# Quick-Click coupling will reduce filter flow rate?



## Luis Batista (24 Aug 2014)

Hi

I was thinking of put some Quick-Click couplings on my filter hoses to make the filter and hoses maintenance more easy.
Something like this:










It will reduce my filter flow rate?
The inside diammeter of this peaces is about the same of the hoses, 12/16mm or 1/2".
Is this a good alternative to the ones of Eheim?

Thanks

Best regards,

Luis Batista


----------



## ceg4048 (24 Aug 2014)

As long as the ID is the same as the hose then it will be fine. Good idea that.

Cheers,


----------



## Luis Batista (24 Aug 2014)

Yes, the ID is the same.
I was really thinking in this to put inline with the Inline diffusor, so it will be more easy to take it off and clean when necessary.
Hope that it will have no leaks...
Lets see... 
Today i bought 4 female couplings and 2 male ones.
Tomorrow i go change 2 female coupling for 2 like the one of the photo, with aquastop when the male coupling are disconnected, to be placed right about the spraybar and the intake "thing", on the back of the tank...
Just disconnect, the aquastop valve locks and no water on the floor...

Thanks ceg


----------



## Martin in Holland (25 Aug 2014)

Isn't that piece that you put in the middle (second picture) a bit thinner?....so the ID is different...I think atleast by half


----------



## freelanderuk (25 Aug 2014)

these look very much like the connectors you use on garden hose , they would not be my choice to use as quick connectors, i use them in the garden and every time i connect or un-connect water sprays every where ,the one that has the automatic stop fitted are prone to the part bending inside the fitting and then you can not get them to it together, i would use quick connect connections with taps like eheim make, just my opinion and observation from using similar fittings in my garden


----------



## foxfish (25 Aug 2014)

Considerable loss of flow due the smaller diameter coupling I would of thought! (7mm id on my garden hose coupling)
You can buy pvc valves that unscrew over an O ring, they are made for the job but still reduce flow.
I use oversized, take apart valves & reduce down the hose size to get minimal flow loss but still experience some loss of flow!


----------



## Luis Batista (25 Aug 2014)

Thanks all for the replys

indeed the male coupling, second photo, is a bit thinner, the hose is 12mm inside and the male is about 10,5/11mm.
i would see if this small difference is capable of indeed reduce the flow significantly... 
will post the results soon, when i recive my inline difusor...

Thanks all

Cheers


----------



## dw1305 (26 Aug 2014)

Hi all, 
I'm with "freelanderuk" on this, I think they will inevitably leak, and they definitely aren't something I'd contemplate using on a filter inside the house. 
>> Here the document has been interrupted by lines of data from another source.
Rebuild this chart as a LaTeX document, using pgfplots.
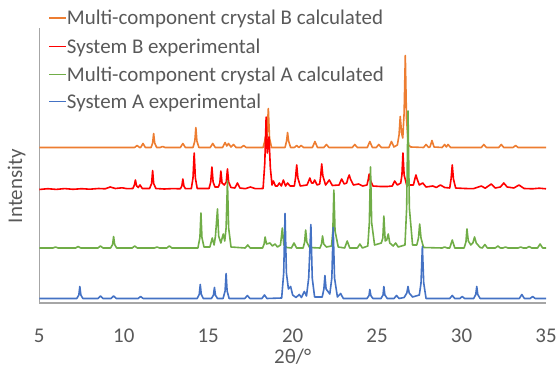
\documentclass[border=0pt]{standalone}
\usepackage{fontspec}
\setmainfont{Carlito}
\usepackage{pgfplots}
\usepackage{pgfplotstable}
\pgfplotsset{compat=1.18}
\definecolor{cOr}{HTML}{ED7D31}
\definecolor{cRe}{HTML}{FF0000}
\definecolor{cGr}{HTML}{70AD47}
\definecolor{cBl}{HTML}{4472C4}
\definecolor{txt}{HTML}{595959}
\definecolor{axc}{HTML}{A6A6A6}
\begin{document}
\pgfplotstableread{
x y
5 4.5
7.22 4.5
7.34 8
7.4 16.5
7.46 8
7.58 4.5
8.47 4.5
8.62 7
8.77 4.5
9.25 4.5
9.4 7
9.55 4.5
10.85 4.5
11.0 6.5
11.15 4.5
14.35 4.5
14.47 8.7
14.53 18.5
14.59 8.7
14.71 4.5
15.19 4.5
15.31 7.8
15.37 15.5
15.43 7.8
15.55 4.5
15.88 4.5
16.0 12
16.06 29.5
16.12 12
16.24 4.5
17.17 4.5
17.32 7.5
17.47 4.5
18.18 4.5
18.33 8
18.48 4.5
19.35 5
19.47 30
19.55 89.5
19.63 30
19.75 14
19.88 16.5
20.0 8
20.2 5.5
20.39 8.5
20.52 5.5
20.69 11.5
20.82 7
20.95 25
21.08 78.5
21.16 25
21.3 6
21.75 6
21.85 14
21.91 27.5
21.98 14
22.2 9
22.32 25
22.4 75.5
22.48 25
22.65 6
22.84 9.5
23.0 4.5
24.4 4.5
24.52 7.5
24.57 13.5
24.63 7.5
24.75 4.5
25.23 4.5
25.35 8
25.4 16.5
25.46 8
25.6 4.5
26.0 4.5
26.15 7.5
26.3 4.5
26.6 5.5
26.76 10
26.83 16.5
26.9 10
27.1 6
27.5 8
27.6 20
27.68 56.5
27.76 20
27.9 4.5
29.3 4.5
29.45 7.5
29.6 4.5
29.9 4.5
30.04 6.5
30.18 4.5
30.72 4.5
30.84 8.5
30.9 16.5
30.96 8.5
31.1 4.5
33.42 4.5
33.57 8.5
33.72 4.5
34.06 4.5
34.21 6.5
34.36 4.5
35 4.5
}\tblBlue
\pgfplotstableread{
x y
5 55
5.81 55
5.96 56
6.11 55
7.15 55
7.3 56.5
7.45 55
8.47 55
8.62 57
8.77 55
9.22 55
9.34 58.5
9.4 66.5
9.46 58.5
9.58 55
10.5 55
10.65 57
10.8 55
11.82 55
11.97 56
12.12 55
12.55 55
12.7 57
12.85 55
14.39 55
14.51 65.5
14.57 90
14.63 65.5
14.75 56
15.1 56
15.24 65
15.35 58
15.43 67
15.55 94
15.62 67
15.75 60
15.89 69
15.98 62
16.06 75
16.14 122
16.21 75
16.35 56
17.19 55
17.34 58
17.49 55
18.22 55
18.31 59
18.37 66
18.45 59
18.66 60
18.8 57
18.96 59
19.1 56
19.28 58
19.39 75
19.48 58
19.65 55.5
19.93 55
20.08 60
20.23 55
20.62 55
20.71 61
20.77 73
20.84 61
21.0 55.5
21.62 55
21.71 59
21.77 67
21.84 59
22.0 56
22.3 57
22.38 72
22.44 113
22.51 72
22.7 56
23.08 55
23.23 62
23.38 55
23.83 55
23.98 59
24.13 55
24.45 57
24.54 80
24.61 136
24.68 80
24.85 58
25.25 60
25.34 65
25.4 87
25.48 62
25.57 63
25.66 69
25.75 60
25.95 57
26.1 60
26.25 56
26.65 58
26.75 95
26.83 192
26.91 95
27.1 58
27.35 58
27.45 65
27.52 79
27.6 65
27.75 55.5
28.85 55
29.0 56
29.15 55
29.3 55
29.45 63
29.6 55
30.15 55
30.26 61
30.32 74
30.4 62
30.55 58
30.67 60
30.77 66
30.87 60
31.1 55.5
31.23 55
31.38 58.5
31.53 55
32.0 55
32.15 57
32.3 55
32.45 55
32.6 56
32.75 55
33.35 55
33.5 56
33.65 55
33.85 55
34.0 56.5
34.15 55
34.5 55
34.65 59
34.8 55
35 55
}\tblGreen
\pgfplotstableread{
x y
5 113.5
5.5 114.3
6 113.6
6.5 114.4
7 113.7
7.5 114.3
8 113.8
8.5 114.5
8.9 114.2
9.2 116
9.5 114.5
9.9 115.2
10.2 114.3
10.54 114.5
10.63 118
10.69 123
10.76 117
10.86 115.5
10.96 118
11.1 114.5
11.53 114.5
11.65 119.5
11.71 132.5
11.77 119.5
11.9 114.5
12.4 114
12.9 114.4
13.35 114.2
13.44 117
13.5 124
13.56 117
13.65 114.3
14.0 114.3
14.1 125
14.17 150
14.24 125
14.35 114.5
15.05 114.5
15.15 121
15.22 136
15.29 121
15.4 116
15.6 116
15.69 120
15.75 132
15.82 120
15.95 118
16.07 121
16.14 134
16.21 121
16.35 115.5
16.58 115
16.73 120
16.88 115
17.2 114.3
17.5 116
17.8 114.3
18.25 114.5
18.35 140
18.43 186
18.5 150
18.6 166
18.68 135
18.78 118
18.86 122
18.98 117
19.1 117
19.21 120
19.33 117
19.45 123
19.58 117
19.7 120
19.85 117
20.1 117
20.17 125
20.24 138
20.31 125
20.45 117
20.85 118
20.95 122
21.02 125
21.12 120
21.22 120
21.3 123
21.45 118
21.6 119
21.66 127
21.72 139
21.79 127
21.95 118
22.17 123
22.35 117.5
22.75 118
22.9 124
23.05 119
23.2 120
23.28 125
23.35 128
23.42 124
23.6 118
23.9 119
24.15 117
24.4 118
24.47 123
24.53 129
24.6 123
24.75 117
25.2 116.5
25.6 116.5
25.9 117
26.04 122
26.2 118
26.4 120
26.47 128
26.53 150
26.6 128
26.75 118
27.15 118
27.25 125
27.3 128
27.37 124
27.5 118
27.7 120
27.9 116
28.3 117
28.5 115.5
28.75 118
29.0 115.5
29.3 115
29.38 124
29.45 138
29.52 124
29.65 115
30.2 114.5
30.7 114.3
31.17 117
31.4 114.8
31.76 119
32.0 115
32.3 116
32.5 120
32.7 116
33.1 115
33.4 118
33.7 114.5
34.2 114.2
34.6 114.8
35 114.2
}\tblRed
\pgfplotstableread{
x y
5 155.5
10.64 155.5
10.79 157.5
10.94 155.5
11.0 155.5
11.14 159.5
11.28 155.5
11.62 155.5
11.71 160
11.77 169.5
11.83 160
11.95 155.5
12.15 155.5
12.3 156.5
12.45 155.5
13.35 155.5
13.5 159.5
13.65 155.5
14.1 155.5
14.21 162
14.27 175.5
14.33 162
14.45 155.5
15.12 155.5
15.27 159.5
15.42 155.5
15.85 155.5
16.0 160.5
16.1 157
16.2 159.5
16.35 156
16.5 158.5
16.65 155.5
16.95 155.5
17.1 157.5
17.25 155.5
18.25 155.5
18.35 162
18.4 167
18.47 163
18.56 194.5
18.63 165
18.75 155.5
19.55 155.5
19.64 162
19.7 170.5
19.76 162
19.88 155.5
20.1 155.5
20.24 157.5
20.37 155.5
20.5 157.5
20.65 155.5
21.17 155.5
21.32 161.5
21.47 155.5
21.85 155.5
22.0 158.5
22.15 155.5
23.53 155.5
23.68 158.5
23.83 155.5
24.42 155.5
24.57 161.5
24.72 155.5
24.95 155.5
25.1 158.5
25.25 155.5
25.7 155.5
25.85 161.5
26.0 156
26.2 158
26.3 168
26.37 186.5
26.45 170
26.52 165
26.6 190
26.67 247.5
26.74 185
26.85 158
27.0 156
27.75 155.5
27.9 158.5
28.05 155.5
28.13 156
28.25 162.5
28.37 156
28.85 155.5
29.0 158.5
29.1 156
29.2 158.5
29.35 155.5
31.17 155.5
31.32 158.5
31.47 155.5
32.2 155.5
32.35 158.5
32.5 155.5
33.05 155.5
33.2 157.5
33.35 155.5
35 155.5
}\tblOrange
\begin{tikzpicture}
\begin{axis}[
  scale only axis, width=506.7bp, height=275bp,
  xmin=5, xmax=35, ymin=0, ymax=275,
  xtick={5,10,...,35}, ytick=\empty,
  axis x line*=bottom, axis y line*=left,
  axis line style={draw=axc, line width=1.3bp, -},
  major tick length=0pt,
  /pgf/number format/assume math mode=true,
  tick label style={font=\fontsize{21}{25}\selectfont, text=txt},
  xticklabel style={anchor=base, yshift=-39bp},
  xlabel={2θ/°}, ylabel={Intensity},
  label style={font=\fontsize{21}{25}\selectfont, text=txt, inner sep=0pt},
  xlabel style={at={(axis description cs:0.5,0)}, anchor=base, yshift=-60.5bp},
  ylabel style={at={(axis description cs:0,0.4247)}, anchor=center, yshift=22.6bp},
  every axis plot/.append style={line width=1.6bp, line join=round},
  clip=false,
]
\coordinate (O) at (rel axis cs:0,0);
\addplot[cOr] table[x=x,y=y]{\tblOrange};
\addplot[cRe] table[x=x,y=y]{\tblRed};
\addplot[cGr] table[x=x,y=y]{\tblGreen};
\addplot[cBl] table[x=x,y=y]{\tblBlue};
\end{axis}
\begin{scope}[shift={(O)}, every node/.style={anchor=base west, inner sep=0pt, text=txt, font=\fontsize{21}{25}\selectfont}]
\draw[cOr, line width=1.4bp] (10bp,285bp) -- (26.4bp,285bp);
\node at (27.4bp,278.3bp) {Multi-component crystal B calculated};
\draw[cRe, line width=1.4bp] (10bp,256.6bp) -- (26.4bp,256.6bp);
\node at (27.4bp,249.9bp) {System B experimental};
\draw[cGr, line width=1.4bp] (10bp,228.3bp) -- (26.4bp,228.3bp);
\node at (27.4bp,221.6bp) {Multi-component crystal A calculated};
\draw[cBl, line width=1.4bp] (10bp,201.6bp) -- (26.4bp,201.6bp);
\node at (27.4bp,194.9bp) {System A experimental};
\end{scope}
\pgfresetboundingbox
\path (O) ++(-39.3bp,-66bp) rectangle ++(558bp,369bp);
\end{tikzpicture}
\end{document}
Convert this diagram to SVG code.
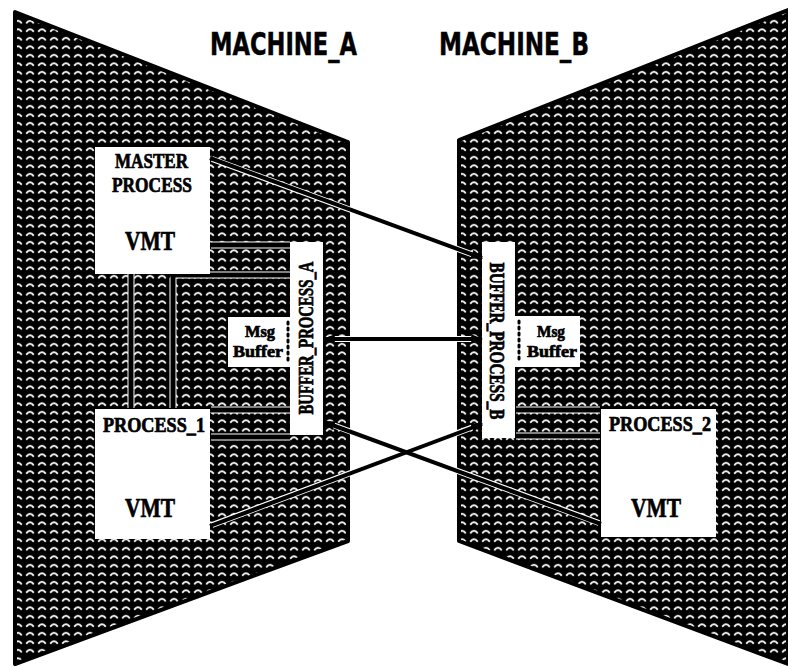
<svg xmlns="http://www.w3.org/2000/svg" width="788" height="667" viewBox="0 0 788 667">
<style>
.box{fill:#fff;stroke:none}
.barh{stroke:#fff;stroke-width:7;fill:none}
.bar{stroke:#000;stroke-width:5;fill:none}
.lbl{font-family:"Liberation Serif","DejaVu Serif",serif;font-weight:bold;fill:#000;stroke:#000;stroke-width:0.7}
.title{font-family:"DejaVu Sans","Liberation Sans",sans-serif;font-weight:bold;font-size:32px;fill:#000;stroke:#000;stroke-width:0.5}
.conn{stroke:#000;stroke-width:4;fill:none}
.halo{stroke:#fff;stroke-width:6;fill:none}
.dots{stroke:#000;stroke-width:3;stroke-dasharray:2 4;stroke-linecap:round;fill:none}
</style>
<defs>
<pattern id="knit" patternUnits="userSpaceOnUse" width="12" height="8.5">
<rect width="12" height="8.5" fill="#000"/>
<path d="M2.2,6.3 Q6,1.3 9.8,6.3" stroke="#fff" stroke-width="1.8" fill="none"/>
</pattern>
<marker id="arr" viewBox="0 0 10 8" refX="9" refY="4" markerWidth="12" markerHeight="10" markerUnits="userSpaceOnUse" orient="auto-start-reverse">
<path d="M0,0 L10,4 L0,8 z" fill="#000"/>
</marker>
</defs>
<rect width="788" height="667" fill="#fff"/>

<g id="machine_a">
<polygon points="15,12 348,142 348,541 15,664" fill="url(#knit)" stroke="#000" stroke-width="4" stroke-linejoin="round"/>
<line class="barh" x1="131" y1="274" x2="131" y2="408"/>
<line class="barh" x1="173" y1="278" x2="173" y2="408"/>
<line class="barh" x1="211" y1="245" x2="290" y2="245"/>
<line class="barh" x1="173" y1="275" x2="290" y2="275"/>
<line class="barh" x1="211" y1="410" x2="290" y2="410"/>
<line class="barh" x1="211" y1="437" x2="290" y2="437"/>
<line class="bar" x1="131" y1="273" x2="131" y2="409"/>
<line class="bar" x1="173" y1="273" x2="173" y2="409"/>
<line class="bar" x1="210" y1="245" x2="290" y2="245"/>
<line class="bar" x1="171" y1="275" x2="290" y2="275"/>
<line class="bar" x1="210" y1="410" x2="290" y2="410"/>
<line class="bar" x1="210" y1="437" x2="290" y2="437"/>
</g>
<g id="machine_b">
<polygon points="459,140 788,10 788,664 459,541" fill="url(#knit)" stroke="#000" stroke-width="4" stroke-linejoin="round"/>
<line class="barh" x1="516" y1="410" x2="600" y2="410"/>
<line class="barh" x1="516" y1="436" x2="600" y2="436"/>
<line class="bar" x1="516" y1="410" x2="601" y2="410"/>
<line class="bar" x1="516" y1="436" x2="601" y2="436"/>
</g>

<g id="labels">
<text class="title" x="210" y="55" textLength="147" lengthAdjust="spacingAndGlyphs">MACHINE_A</text>
<text class="title" x="439" y="55" textLength="150" lengthAdjust="spacingAndGlyphs">MACHINE_B</text>
</g>

<g id="master_process">
<rect class="box" x="95" y="147" width="115" height="127"/>
<text class="lbl" x="115" y="168" font-size="21" textLength="73" lengthAdjust="spacingAndGlyphs">MASTER</text>
<text class="lbl" x="112" y="192" font-size="21" textLength="80" lengthAdjust="spacingAndGlyphs">PROCESS</text>
<text class="lbl" x="125" y="250" font-size="28" textLength="50" lengthAdjust="spacingAndGlyphs">VMT</text>
</g>

<g id="process_1">
<rect class="box" x="95" y="409" width="115" height="130"/>
<text class="lbl" x="103" y="432" font-size="21" textLength="102" lengthAdjust="spacingAndGlyphs">PROCESS_1</text>
<text class="lbl" x="125" y="517" font-size="28" textLength="50" lengthAdjust="spacingAndGlyphs">VMT</text>
</g>

<g id="process_2">
<rect class="box" x="601" y="409" width="115" height="128"/>
<text class="lbl" x="609" y="431" font-size="21" textLength="102" lengthAdjust="spacingAndGlyphs">PROCESS_2</text>
<text class="lbl" x="631" y="517" font-size="28" textLength="50" lengthAdjust="spacingAndGlyphs">VMT</text>
</g>

<g id="buffer_process_a">
<rect class="box" x="290" y="242" width="33" height="193"/>
<text class="lbl" transform="translate(313,338) rotate(-90)" x="0" y="0" font-size="20" text-anchor="middle" textLength="153" lengthAdjust="spacingAndGlyphs">BUFFER_PROCESS_A</text>
</g>

<g id="buffer_process_b">
<rect class="box" x="482" y="242" width="33" height="196"/>
<text class="lbl" transform="translate(490,341) rotate(90)" x="0" y="0" font-size="20" text-anchor="middle" textLength="157" lengthAdjust="spacingAndGlyphs">BUFFER_PROCESS_B</text>
</g>

<g id="msg_buffer_a">
<rect class="box" x="228" y="317" width="64" height="50"/>
<line class="dots" x1="288" y1="322" x2="288" y2="364"/>
<text class="lbl" x="245" y="337" font-size="17" textLength="30" lengthAdjust="spacingAndGlyphs">Msg</text>
<text class="lbl" x="233" y="357" font-size="17" textLength="50" lengthAdjust="spacingAndGlyphs">Buffer</text>
</g>

<g id="msg_buffer_b">
<rect class="box" x="513" y="316" width="67" height="51"/>
<line class="dots" x1="519" y1="321" x2="519" y2="362"/>
<text class="lbl" x="537" y="337" font-size="17" textLength="28" lengthAdjust="spacingAndGlyphs">Msg</text>
<text class="lbl" x="527" y="357" font-size="17" textLength="50" lengthAdjust="spacingAndGlyphs">Buffer</text>
</g>

<g id="connectors">
<line class="halo" x1="212" y1="159" x2="474" y2="255"/>
<line class="halo" x1="330" y1="339" x2="476" y2="339"/>
<line class="halo" x1="599" y1="523" x2="330" y2="424"/>
<line class="halo" x1="212" y1="525" x2="476" y2="426"/>
<line class="conn" x1="210" y1="158" x2="482" y2="258" marker-end="url(#arr)"/>
<line class="conn" x1="324" y1="339" x2="482" y2="339" marker-start="url(#arr)" marker-end="url(#arr)"/>
<line class="conn" x1="601" y1="524" x2="324" y2="422" marker-end="url(#arr)"/>
<line class="conn" x1="210" y1="526" x2="482" y2="424" marker-end="url(#arr)"/>
</g>
</svg>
I've got the Eheim "double taps", they are expensive but I got mine "pre-owned" via ebay, and they make maintenance a lot easier.

cheers Darrel


----------



## Luis Batista (26 Aug 2014)

Hello

with quality material, all leaks will be avoided. I put together a system so make the weekly water changes alot more easy and fast:










Maybe in a near future will change the pvc tap with this spare oem tap from my filter:






Just close the tap in the filter, connect the hose to this gadget, open the blue hose and change the water.
The water will exit/enter the tank by the inlet pipe..
I can´t see any reduction of flow....


btw, does anybody have the Eheim installation set 1 or 2, this: 





Does the connection highlighted on red will fit with the Eheim simple taps:






Thanks


----------



## dw1305 (27 Aug 2014)

Hi all, 
The connections for the taps, and installation sets, fit onto the Eheim hoses. You can get hoses and taps in 9/12, 12/16 and 16/22 (internal/external diameter in mm). You push the hoses on, and then lock it in place with grey knurled nut, which is on a thread.
They are pretty secure once tightened up.

cheers Darrel


----------



## Luis Batista (27 Aug 2014)

dw1305 said:


> Hi all,
> The connections for the taps, and installation sets, fit onto the Eheim hoses. You can get hoses and taps in 9/12, 12/16 and 16/22 (internal/external diameter in mm). You push the hoses on, and then lock it in place with grey knurled nut, which is on a thread.
> They are pretty secure once tightened up.
> 
> cheers Darrel




Thanks Darrel 

I may express me wrong.
I want to know if that type of simple tap, or the double taps, fits on the grey knurled nut of the installation sets, if they lock on it. 
i want to put a tap right about the beginning of the hose, close to the nut...


----------



## dw1305 (28 Aug 2014)

Hi all,





Luis Batista said:


> I want to know if that type of simple tap, or the double taps, fits on the grey knurled nut of the installation sets, if they lock on it.





dw1305 said:


> The connections for the taps, and installation sets, fit onto the Eheim hoses.


 They don't fit together, you need a small length of hose between the tap and the unstallation set. Like you can see below between the filter outlet and the double tap. 



 

cheers Darrel


----------



## Luis Batista (28 Aug 2014)

dw1305 said:


> Hi all, They don't fit together, you need a small length of hose between the tap and the unstallation set. Like you can see below between the filter outlet and the double tap.
> 
> 
> 
> ...




hello Darrel

that's exactly what i want to know. 
Thanks mate.
i will have to put some small peace of hose between them...

cheers


----------



## Andy Thurston (28 Aug 2014)

Looks like you might be able to put half a double tap on it though. The bit highlighted in the pic looks like it unscrews like a double tap


----------



## Luis Batista (28 Aug 2014)

Big clown said:


> Looks like you might be able to put half a double tap on it though. The bit highlighted in the pic looks like it unscrews like a double tap




Thats exacty it, im thinking it too but never see one personaly.
Just ordered online the 2 instalation sets.
Lets see...

Thanks for reply


----------